Spokesperson of the Republican Left Group in the Congress of Deputies
- Incumbent
- Assumed office 11 June 2019
- Preceded by: Joan Tardà

Member of the Congress of Deputies
- Incumbent
- Assumed office 13 January 2016
- Constituency: Barcelona

Member of the Santa Coloma de Gramenet City Council
- In office 17 June 2023 – 17 January 2025

Personal details
- Born: Gabriel Rufián Romero 8 February 1982 (age 44) Santa Coloma de Gramenet, Catalonia, Spain
- Party: Republican Left of Catalonia
- Alma mater: Pompeu Fabra University

= Gabriel Rufián =

Catalan politician (born 1982)

Gabriel Rufián Romero (born 8 February 1982) is a Spanish politician. In the Spanish general election of 2015 he led the Republican Left of Catalonia (ERC), a pro-independence electoral party. He is also a member of the secretariat of the Assemblea Nacional Catalana and a member of Súmate, two other pro-independence groups.

In the 2016 general election, he was elected to the Spanish Cortes Generales for the constituency of Barcelona.
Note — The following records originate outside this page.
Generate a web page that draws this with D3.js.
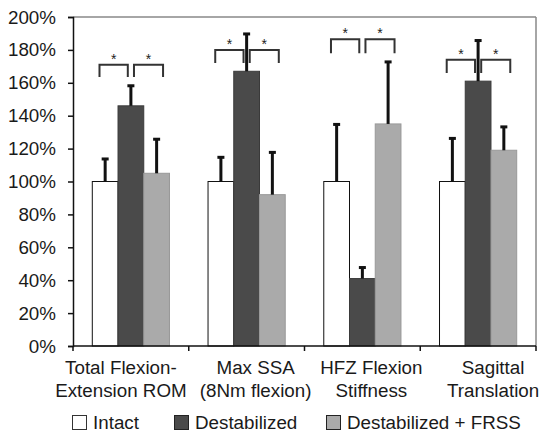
<!DOCTYPE html>
<html>
  <head>
    <meta charset="UTF-8">
    <title>Normalized biomechanics</title>
    <script src="https://cdn.jsdelivr.net/npm/d3@7"></script>
    <style>
      body { margin: 0; background: #fff; }
      svg { font-family: Arial, "Liberation Sans", sans-serif; display: block; }
    </style>
  </head>
  <body>
    <svg width="540" height="434"></svg>
  <script>

    // categories, two lines each
    var categories = ["Total Flexion-|Extension ROM", "Max SSA|(8Nm flexion)", "HFZ Flexion|Stiffness", "Sagittal|Translation"];
    var seriesNames = ["Intact", "Destabilized", "Destabilized + FRSS"];

    // mean values (fraction of intact) per series
    var intact = [1.00, 1.00, 1.00, 1.00];
    var destabilized = [1.46, 1.67, 0.41, 1.61];
    var frss = [1.05, 0.92, 1.35, 1.19];

    // top of error bars
    var intactErr = [1.14, 1.15, 1.35, 1.265];
    var destabilizedErr = [1.585, 1.90, 0.48, 1.86];
    var frssErr = [1.26, 1.18, 1.73, 1.335];

    // significance brackets: top level and leg bottom per category
    var bracketTop = [1.71, 1.80, 1.865, 1.74];
    var bracketBottom = [1.635, 1.72, 1.78, 1.66];

    var yTicks = [0, 0.2, 0.4, 0.6, 0.8, 1.0, 1.2, 1.4, 1.6, 1.8, 2.0];

    var colors = ["#ffffff", "#4a4a4a", "#aaaaaa"];
    var strokes = ["#111111", "#3a3a3a", "#999999"];

    var values = [intact, destabilized, frss];
    var errs = [intactErr, destabilizedErr, frssErr];

    var fontSize = 18.8;
    // horizontal nudge of the category labels (the wrapped labels are not centred under the bars)
    var labelShift = [-10, 9, 9, 15];

    var svg = d3.select("svg"),
    margin = {top: 17, right: 4, bottom: 88, left: 73},
    width = +svg.attr("width") - margin.left - margin.right,
    height = +svg.attr("height") - margin.top - margin.bottom,
    g = svg.append("g").attr("transform", "translate(" + margin.left + "," + margin.top + ")");

    var x = d3.scaleBand()
    .domain(d3.range(categories.length))
    .range([0, width])
    .paddingInner(0.333)
    .paddingOuter(0.1667);

    var xs = d3.scaleBand()
    .domain(d3.range(seriesNames.length))
    .range([0, x.bandwidth()]);

    var y = d3.scaleLinear()
    .domain([0, 2])
    .range([height, 0]);

    // frame: gray top and right
    g.append("line").attr("x1", 0).attr("x2", width).attr("y1", 0).attr("y2", 0)
    .attr("stroke", "#888").attr("stroke-width", 1.5);
    g.append("line").attr("x1", width).attr("x2", width).attr("y1", 0).attr("y2", height)
    .attr("stroke", "#888").attr("stroke-width", 1.5);

    // bars
    var cells = [];
    values.forEach(function(vals, s) {
      vals.forEach(function(v, c) {
        cells.push({s: s, c: c, v: v, e: errs[s][c]});
      });
    });

    g.selectAll("rect.bar")
    .data(cells)
    .enter().append("rect")
    .attr("class", "bar")
    .attr("x", function(d) { return x(d.c) + xs(d.s); })
    .attr("y", function(d) { return y(d.v); })
    .attr("width", xs.bandwidth())
    .attr("height", function(d) { return y(0) - y(d.v); })
    .attr("fill", function(d) { return colors[d.s]; })
    .attr("stroke", function(d) { return strokes[d.s]; })
    .attr("stroke-width", 1);

    // error bars
    function cx(d) { return x(d.c) + xs(d.s) + xs.bandwidth() / 2; }
    g.selectAll("line.err")
    .data(cells)
    .enter().append("line")
    .attr("class", "err")
    .attr("x1", cx).attr("x2", cx)
    .attr("y1", function(d) { return y(d.v); })
    .attr("y2", function(d) { return y(d.e); })
    .attr("stroke", "#111").attr("stroke-width", 3);
    g.selectAll("rect.cap")
    .data(cells)
    .enter().append("rect")
    .attr("class", "cap")
    .attr("x", function(d) { return cx(d) - 3.5; })
    .attr("y", function(d) { return y(d.e) - 1; })
    .attr("width", 7).attr("height", 3)
    .attr("fill", "#111");

    // significance brackets
    var bw = xs.bandwidth();
    categories.forEach(function(cat, c) {
      var c0 = x(c) + xs(0) + bw / 2,
          c1 = x(c) + xs(1) + bw / 2,
          c2 = x(c) + xs(2) + bw / 2;
      var spans = [[c0 - 0.22 * bw, c1 - 0.12 * bw], [c1 + 0.12 * bw, c2 + 0.25 * bw]];
      spans.forEach(function(sp) {
        g.append("path")
        .attr("d", "M" + sp[0] + "," + y(bracketBottom[c]) + "V" + y(bracketTop[c]) +
              "H" + sp[1] + "V" + y(bracketBottom[c]))
        .attr("fill", "none").attr("stroke", "#333").attr("stroke-width", 2);
        g.append("text")
        .attr("x", (sp[0] + sp[1]) / 2)
        .attr("y", y(bracketTop[c]) - 1)
        .attr("text-anchor", "middle")
        .attr("font-size", 14)
        .attr("fill", "#222")
        .text("*");
      });
    });

    // y axis
    var yAxis = g.append("g")
    .call(d3.axisLeft(y).tickValues(yTicks).tickSize(5).tickPadding(12)
          .tickFormat(function(d) { return Math.round(d * 100) + "%"; }));
    yAxis.select(".domain").attr("stroke", "#111").attr("stroke-width", 1.5);
    yAxis.selectAll("line").attr("stroke", "#111").attr("stroke-width", 1.5);
    yAxis.selectAll("text").attr("font-size", fontSize).attr("fill", "#1a1a1a")
    .attr("font-family", "Arial, 'Liberation Sans', sans-serif");

    // x axis: ticks at category boundaries
    var bounds = d3.range(categories.length + 1).map(function(i) {
      return i === 0 ? 0 : (i === categories.length ? width : x(i) - x.step() * x.paddingInner() / 2);
    });
    g.append("line").attr("x1", 0).attr("x2", width).attr("y1", height).attr("y2", height)
    .attr("stroke", "#111").attr("stroke-width", 1.5);
    g.selectAll("line.xtick")
    .data(bounds)
    .enter().append("line")
    .attr("class", "xtick")
    .attr("x1", function(d) { return d; }).attr("x2", function(d) { return d; })
    .attr("y1", height).attr("y2", height + 5)
    .attr("stroke", "#111").attr("stroke-width", 1.5);

    var xl = g.selectAll("text.xlab")
    .data(categories)
    .enter().append("text")
    .attr("class", "xlab")
    .attr("text-anchor", "middle")
    .attr("font-size", fontSize)
    .attr("fill", "#1a1a1a")
    .attr("transform", function(d, i) {
      return "translate(" + (x(i) + x.bandwidth() / 2 + labelShift[i]) + "," + (height + 27.5) + ")";
    });
    xl.selectAll("tspan")
    .data(function(d) { return d.split("|"); })
    .enter().append("tspan")
    .attr("x", 0)
    .attr("dy", function(d, i) { return i === 0 ? 0 : 23.5; })
    .text(function(d) { return d; });

    // legend
    var legendX = [72, 174, 326];
    var legend = svg.append("g").attr("transform", "translate(0,415)");
    seriesNames.forEach(function(name, i) {
      legend.append("rect")
      .attr("x", legendX[i] + 0.5).attr("y", 0.5)
      .attr("width", 14).attr("height", 14)
      .attr("fill", colors[i])
      .attr("stroke", i === 0 ? "#333" : "#222")
      .attr("stroke-width", 1);
      legend.append("text")
      .attr("x", legendX[i] + 21)
      .attr("y", 14.3)
      .attr("font-size", fontSize)
      .attr("fill", "#1a1a1a")
      .text(name);
    });

  </script>
  </body>
</html>
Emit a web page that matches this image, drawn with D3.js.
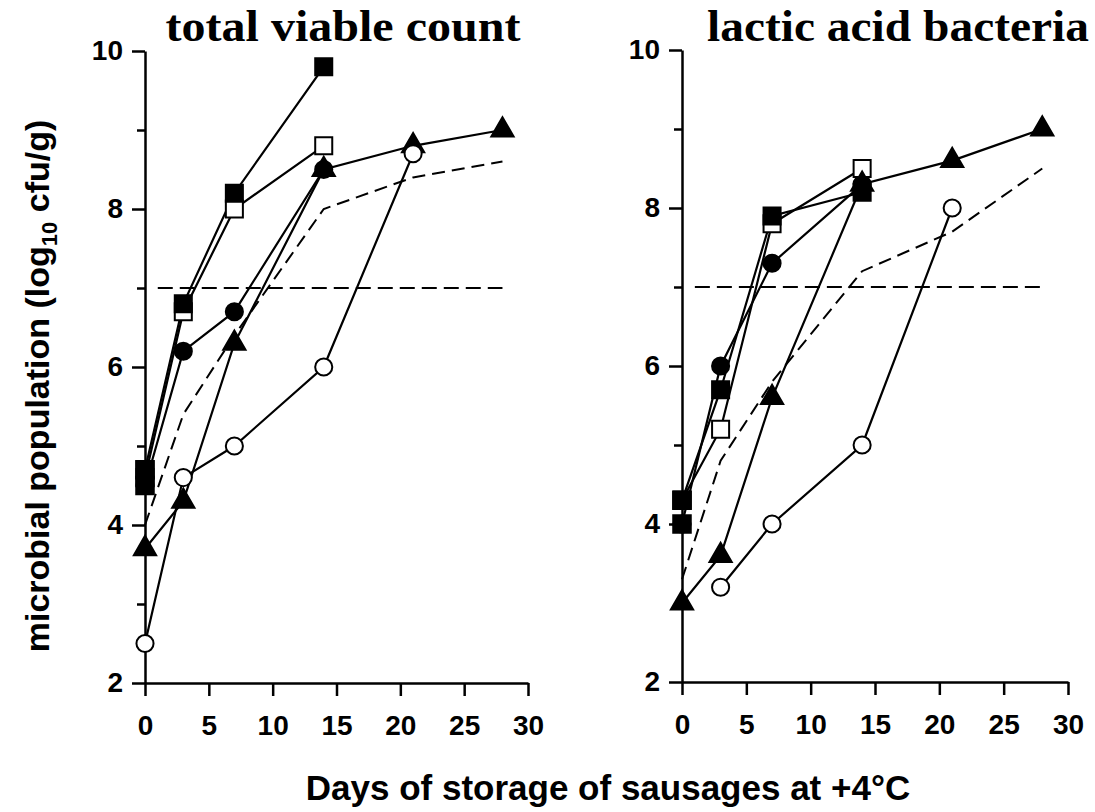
<!DOCTYPE html>
<html>
<head>
<meta charset="utf-8">
<script src="https://cdn.jsdelivr.net/npm/d3@7"></script>
<style>
  body { margin: 0; background: #fff; }
  svg { display: block; }
</style>
</head>
<body>
<div class="canvas"></div>
<script>
// sampling days
const daysShort = [0, 3, 7, 14];
const daysLong = [0, 3, 7, 14, 21, 28];
const daysOpenLeft = [0, 3, 7, 14, 21];
const daysOpenRight = [3, 7, 14, 21];

// total viable count (log10 cfu/g)
const tvcFilledSquare = [4.7, 6.8, 8.2, 9.8];
const tvcOpenSquare = [4.6, 6.7, 8.0, 8.8];
const tvcFilledCircle = [4.5, 6.2, 6.7, 8.5];
const tvcFilledTriangle = [3.7, 4.3, 6.3, 8.5, 8.8, 9.0];
const tvcOpenCircle = [2.5, 4.6, 5.0, 6.0, 8.7];
const tvcDashed = [4.0, 5.4, 6.4, 8.0, 8.4, 8.6];
const tvcDay0Squares = [4.5, 4.7];

// lactic acid bacteria (log10 cfu/g)
const labFilledSquare = [4.3, 5.7, 7.9, 8.2];
const labOpenSquare = [4.3, 5.2, 7.8, 8.5];
const labFilledCircle = [4.0, 6.0, 7.3, 8.3];
const labFilledTriangle = [3.0, 3.6, 5.6, 8.3, 8.6, 9.0];
const labOpenCircle = [3.2, 4.0, 5.0, 8.0];
const labDashed = [3.3, 4.8, 5.8, 7.2, 7.7, 8.5];
const labDay0Squares = [4.0, 4.3];

// spoilage limit
const limitValue = 7;
const limitDays = [1, 28];

const xTicks = [0, 5, 10, 15, 20, 25, 30];
const yTicks = [2, 4, 6, 8, 10];
const yMinorTicks = [3, 5, 7, 9];

const dims = {width: 1095, height: 812};
const sans = "'Liberation Sans', Arial, sans-serif";

const svg = d3.select(".canvas").append("svg")
    .attr("width", dims.width)
    .attr("height", dims.height);

const zip = (days, vals) => days.map((d, i) => ({day: d, val: vals[i]}));

const panels = [
    {
        title: "total viable count", titleX: 343, titleW: 355,
        left: 145, right: 528, bottom: 683, top: 51,
        series: [
            {pts: zip(daysShort, tvcOpenSquare), shape: "square", fill: "#fff"},
            {pts: zip(daysShort, tvcFilledCircle), shape: "circle", fill: "#000"},
            {pts: zip(daysLong, tvcFilledTriangle), shape: "triangle", fill: "#000"},
            {pts: zip(daysOpenLeft, tvcOpenCircle), shape: "circle", fill: "#fff"},
            {pts: zip(daysShort, tvcFilledSquare), shape: "square", fill: "#000"}
        ],
        dashed: zip(daysLong, tvcDashed),
        day0: tvcDay0Squares
    },
    {
        title: "lactic acid bacteria", titleX: 898, titleW: 382,
        left: 682, right: 1068, bottom: 682, top: 50,
        series: [
            {pts: zip(daysShort, labFilledCircle), shape: "circle", fill: "#000"},
            {pts: zip(daysShort, labOpenSquare), shape: "square", fill: "#fff"},
            {pts: zip(daysLong, labFilledTriangle), shape: "triangle", fill: "#000"},
            {pts: zip(daysOpenRight, labOpenCircle), shape: "circle", fill: "#fff"},
            {pts: zip(daysShort, labFilledSquare), shape: "square", fill: "#000"}
        ],
        dashed: zip(daysLong, labDashed),
        day0: labDay0Squares
    }
];

const symbols = {
    square: d3.symbol().type(d3.symbolSquare).size(290),
    circle: d3.symbol().type(d3.symbolCircle).size(230),
    triangle: d3.symbol().type(d3.symbolTriangle).size(215)
};

panels.forEach(p => {

    const x = d3.scaleLinear().domain([0, 30]).range([p.left, p.right]);
    const y = d3.scaleLinear().domain([2, 10]).range([p.bottom, p.top]);

    const g = svg.append("g");

    // minor y ticks
    g.append("g")
        .attr("transform", `translate(${p.left},0)`)
        .call(d3.axisLeft(y).tickValues(yMinorTicks).tickSize(8).tickFormat(""))
        .call(a => a.select(".domain").remove())
        .selectAll("line").attr("stroke-width", 2.5);

    const yAxis = g.append("g")
        .attr("transform", `translate(${p.left},0)`)
        .call(d3.axisLeft(y).tickValues(yTicks).tickSize(13).tickSizeOuter(0).tickPadding(9));

    const xAxis = g.append("g")
        .attr("transform", `translate(0,${p.bottom})`)
        .call(d3.axisBottom(x).tickValues(xTicks).tickSize(13).tickSizeOuter(0).tickPadding(19));

    [yAxis, xAxis].forEach(a => {
        a.attr("font-size", 28)
         .attr("font-family", sans)
         .attr("font-weight", "bold");
        a.select(".domain").attr("stroke-width", 2.5);
        a.selectAll("line").attr("stroke-width", 2.5);
        a.selectAll("text").attr("fill", "#000");
    });

    // title
    svg.append("text")
        .attr("x", p.titleX)
        .attr("y", 41)
        .attr("text-anchor", "middle")
        .attr("font-family", "'Liberation Serif', 'Times New Roman', serif")
        .attr("font-weight", "bold")
        .attr("font-size", 45)
        .attr("textLength", p.titleW)
        .attr("lengthAdjust", "spacingAndGlyphs")
        .text(p.title);

    const line = d3.line().x(d => x(d.day)).y(d => y(d.val));

    // spoilage limit line
    g.append("path")
        .attr("d", line(limitDays.map(d => ({day: d, val: limitValue}))))
        .attr("fill", "none")
        .attr("stroke", "#000")
        .attr("stroke-width", 2)
        .attr("stroke-dasharray", "15,7");

    // dashed curve
    g.append("path")
        .attr("d", line(p.dashed))
        .attr("fill", "none")
        .attr("stroke", "#000")
        .attr("stroke-width", 2)
        .attr("stroke-dasharray", "13,7");

    // series lines
    p.series.forEach(s => {
        g.append("path")
            .attr("d", line(s.pts))
            .attr("fill", "none")
            .attr("stroke", "#000")
            .attr("stroke-width", 2.2);
    });

    // markers
    p.series.forEach(s => {
        g.selectAll(null)
            .data(s.pts)
            .enter()
            .append("path")
            .attr("d", symbols[s.shape])
            .attr("transform", d => `translate(${x(d.day)},${y(d.val)})`)
            .attr("fill", s.fill)
            .attr("stroke", "#000")
            .attr("stroke-width", 2);
    });

    // overlapping day-0 squares
    g.selectAll(null)
        .data(p.day0)
        .enter()
        .append("path")
        .attr("d", symbols.square)
        .attr("transform", d => `translate(${x(0)},${y(d)})`)
        .attr("fill", "#000")
        .attr("stroke", "#000")
        .attr("stroke-width", 2.5);
});

// shared axis labels
svg.append("text")
    .attr("transform", "translate(49,386) rotate(-90)")
    .attr("text-anchor", "middle")
    .attr("font-family", sans)
    .attr("font-weight", "bold")
    .attr("font-size", 34)
    .call(t => {
        t.append("tspan").text("microbial population (log");
        t.append("tspan").attr("font-size", 22).attr("dy", 8).text("10");
        t.append("tspan").attr("dy", -8).text(" cfu/g)");
    });

svg.append("text")
    .attr("x", 608)
    .attr("y", 800)
    .attr("text-anchor", "middle")
    .attr("font-family", sans)
    .attr("font-weight", "bold")
    .attr("font-size", 35)
    .text("Days of storage of sausages at +4°C");
</script>
</body>
</html>
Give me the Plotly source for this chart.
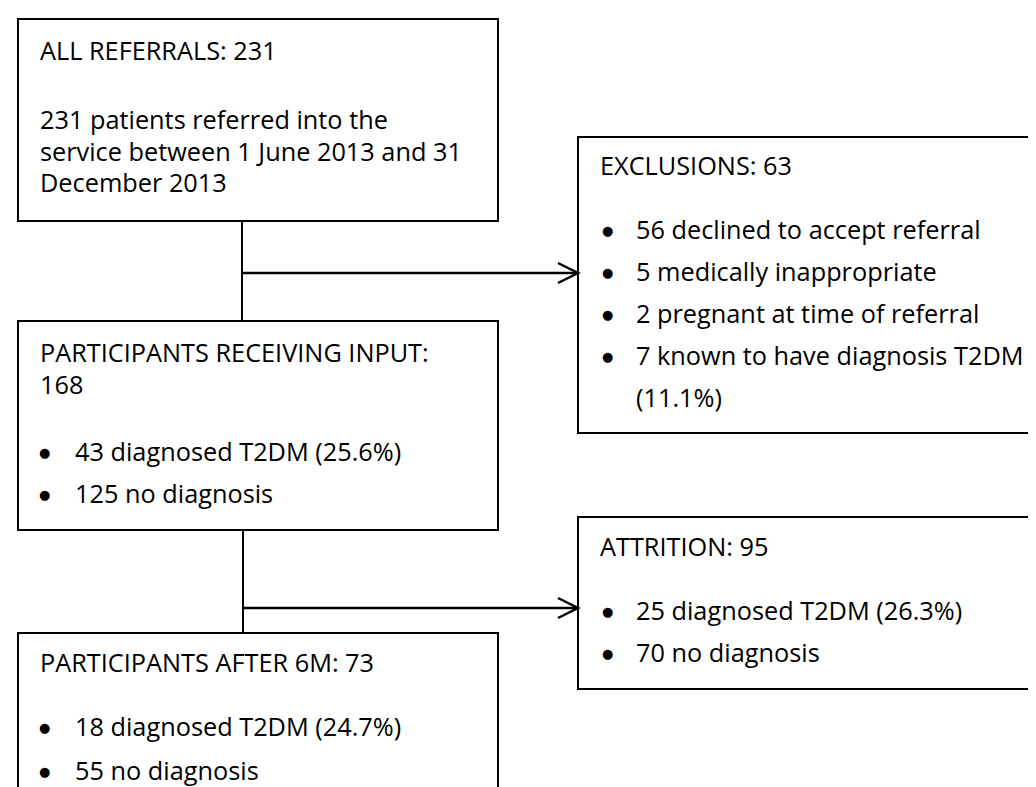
import plotly.graph_objects as go

# ---- data (counts from the flow diagram) ----
referrals_total = 231
exclusions_total = 63
exclusion_counts = [56, 5, 2, 7]
exclusion_labels = ["declined to accept referral", "medically inappropriate",
                    "pregnant at time of referral", "known to have diagnosis T2DM"]
exclusion_pct_t2dm = "11.1%"
participants_total = 168
participant_counts = [43, 125]
participant_pct = "25.6%"
attrition_total = 95
attrition_counts = [25, 70]
attrition_pct = "26.3%"
after6m_total = 73
after6m_counts = [18, 55]
after6m_pct = "24.7%"

FONT = dict(family="'Open Sans', sans-serif", size=25.3, color="#000000")
BULLET_FONT = dict(family="'DejaVu Sans', sans-serif", size=13, color="#000000")
W, H = 1036, 787

fig = go.Figure()
shapes = []
annotations = []


def box(x0, y0, x1, y1):
    shapes.append(dict(type="rect", x0=x0, y0=y0, x1=x1, y1=y1, xref="x", yref="y",
                       line=dict(color="#000000", width=2), fillcolor="rgba(0,0,0,0)"))


def line(x0, y0, x1, y1, w=2):
    shapes.append(dict(type="line", x0=x0, y0=y0, x1=x1, y1=y1, xref="x", yref="y",
                       line=dict(color="#000000", width=w)))


def arrow(x0, x1, y):
    line(x0, y, x1, y, 2.5)
    shapes.append(dict(type="path", path=f"M {x1-20},{y-10} L {x1},{y} L {x1-20},{y+10}",
                       xref="x", yref="y", line=dict(color="#000000", width=2.5)))


def text(x, y, s, font=FONT, anchor="left"):
    annotations.append(dict(x=x, y=y, xref="x", yref="y", text=s, showarrow=False,
                            xanchor=anchor, yanchor="middle", font=font, borderpad=0))


def bullet(cx, tx, y, s):
    text(cx, y + 1, "●", BULLET_FONT, "center")
    text(tx - 1, y, s)


# boxes
box(10, 11, 490, 213)      # all referrals
box(570, 129, 1045, 425)   # exclusions
box(10, 313, 490, 522)     # participants receiving input
box(570, 509, 1045, 681)   # attrition
box(10, 625, 490, 800)     # after 6M

# connectors
line(234, 213, 234, 313)
arrow(234, 570, 265)
line(235, 522, 235, 625)
arrow(235, 570, 600)

# box 1
text(31, 42, f"ALL REFERRALS: {referrals_total}")
text(31, 111, f"{referrals_total} patients referred into the")
text(31, 143, "service between 1 June 2013 and 31")
text(31, 174, "December 2013")

# exclusions
text(591, 157, f"EXCLUSIONS: {exclusions_total}")
ex_y = [221, 263, 305, 347]
for c, lab, y in zip(exclusion_counts, exclusion_labels, ex_y):
    bullet(599, 628, y, f"{c} {lab}")
text(627, 389, f"({exclusion_pct_t2dm})")

# participants
text(31, 344, "PARTICIPANTS RECEIVING INPUT:")
text(31, 376, f"{participants_total}")
bullet(36, 67, 443, f"{participant_counts[0]} diagnosed T2DM ({participant_pct})")
bullet(36, 67, 485, f"{participant_counts[1]} no diagnosis")

# attrition
text(591, 538, f"ATTRITION: {attrition_total}")
bullet(599, 628, 602, f"{attrition_counts[0]} diagnosed T2DM ({attrition_pct})")
bullet(599, 628, 644, f"{attrition_counts[1]} no diagnosis")

# after 6M
text(31, 654, f"PARTICIPANTS AFTER 6M: {after6m_total}")
bullet(36, 67, 718, f"{after6m_counts[0]} diagnosed T2DM ({after6m_pct})")
bullet(36, 67, 762, f"{after6m_counts[1]} no diagnosis")

fig.update_layout(
    width=W, height=H,
    margin=dict(l=0, r=0, t=0, b=0),
    paper_bgcolor="white", plot_bgcolor="white",
    xaxis=dict(range=[0, W], visible=False, fixedrange=True),
    yaxis=dict(range=[H, 0], visible=False, fixedrange=True),
    shapes=shapes, annotations=annotations, showlegend=False,
)
fig.write_html("out.html")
On 20 September 2017, in support of the Catalan referendum on independence on 1 October, he told Prime Minister Mariano Rajoy to "take his dirty hands off Catalan institutions," after the Judiciary of Spain arrested several Catalan politicians as part of Operation Anubis. Later he and several other Catalan politicians walked out of the parliament in protest.

In September 2018, Rufián was part of a one-hour question time directed towards the former premier José María Aznar.

In the 2023 Spanish general election, Rufián again led the Republican Left of Catalonia as the ERC's leading candidate. The 2023 election saw a significant defeat for the ERC, losing 6 of the party's 13 seats in the Congress of Deputies. Rufián hailed the election results, declaring "If they want to govern their country, they will have to respect ours," referencing the potential kingmaker role, which pro-independence parties held after the contentious election.